Esma Mızrak
Esma Mızrak

İnsana imtihan olarak özlemek yeter

Halil Cibran’ın bir sözü vardır:
“Bugünün kaderine ait en acı şey, dünkü sevincimizin hatırasıdır.”

Peki öyleyse, sevinçlerimizin verdiği gülüşler yüzümüzü kırıştırmasın mı? Hep olmayan şeyler uğruna mı ağlayalım? Biraz da elimizdekilerin, olmuşların, olmuş olmasının verdiği kıymetin tadını çıkarmayalım mı?

Bir şeyin değerini kaybettikten sonra anlamanın verdiği üzüntü, geri dönüşü olmayan bir acıyla eşdeğer olabilir. Eğer hâlâ kaybettiklerimize üzülüyorsak, elimizdeki onca kıymete nankörlük etmiş sayılmaz mıyız? Belki de gerçekten, olması gereken zamanda seversek, hatırlarsak ya da farkına varırsak; en azından kaybetme korkusunu yaşamayız.

Ama unutmayın ki, her ne olursa olsun, kaybetmek varoluşun doğasında yer alan bir acıdır ve her canlıyı yıpratır. Bunu bir rekabet ya da bir nesne olarak düşünmeyin. Bu bir insan olabilir, bir hatıra, bir hayvan… ya da yalnızca bir duygu.

Hani şu gerçekten hatırladıkça içimizi sızlatan, o anı taşırken duyguların tavan yaptığı zamanlar… Şimdi bulunduğumuz yerde yok olmuş, unutulmaya yüz tutmuş bir duygu ya da belki de bir insandır bu.

İnsan, başka bir insanın öksürük sesini özler mi? Özlemez demeyin… Özler, hem de nasıl! Şu an bile özlüyor. Belki birkaç saat önce, belki de dün özledi.

Cahit Zarifoğlu der ki:
“İnsana imtihan olarak özlemek yeter.”

İşte tam bu noktada insan perişanlaşır, ıssızlaşır, içine kapanır, hatta saldırganlaşır. Neden yaşandı diye değil, neden yaşanırken fark edemedim; neden yeterince bakamadım, neden gerektiği gibi sevemedim diye.

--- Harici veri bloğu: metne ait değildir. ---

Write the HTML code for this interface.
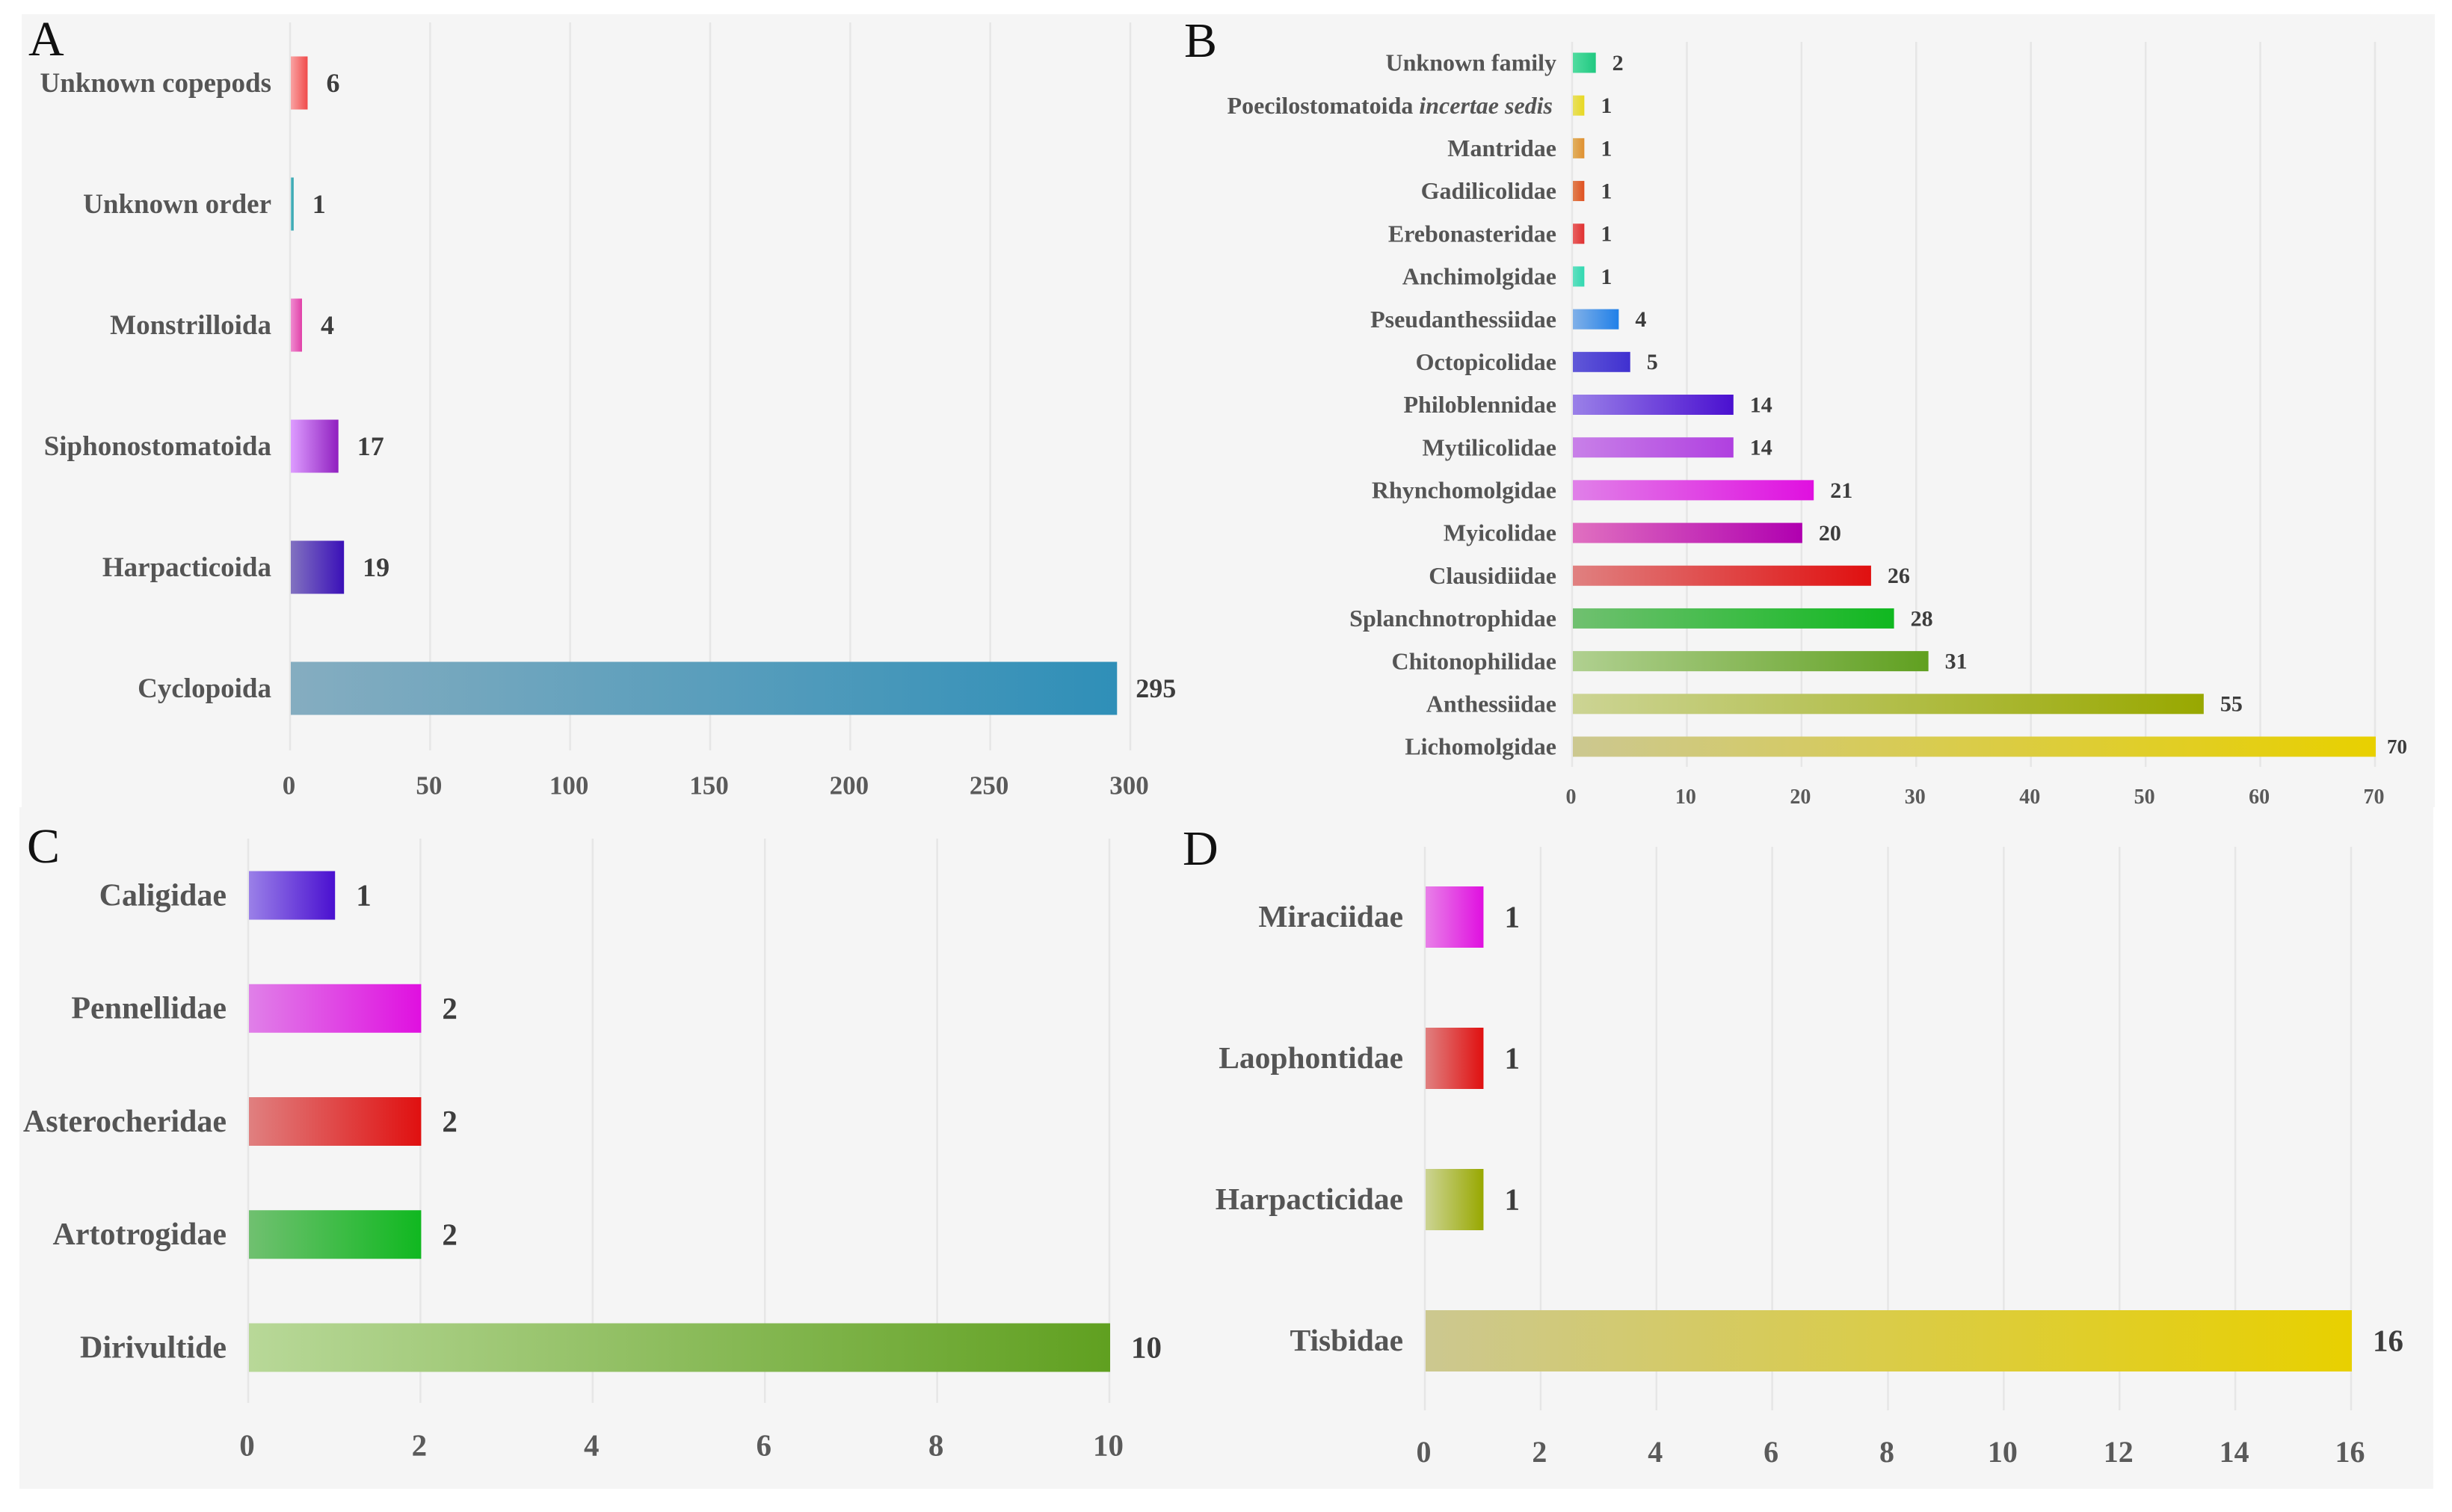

İnsan, geçmişte bir şeyi hatırlamak istediğinde, genellikle yalnızca güzel anıları çağırır zihnine. Eksik kısımları kendi kurduğu sahnelerle tamamlayarak kendini avutmaya çalışır. Çünkü insan, ne yok olmaya ne de yok olmuş bir şeyi kabullenmeye yatkındır.

Ama unutmayın:
Asıl yalnızlık, özleyecek hiç kimsenin kalmadığı andır.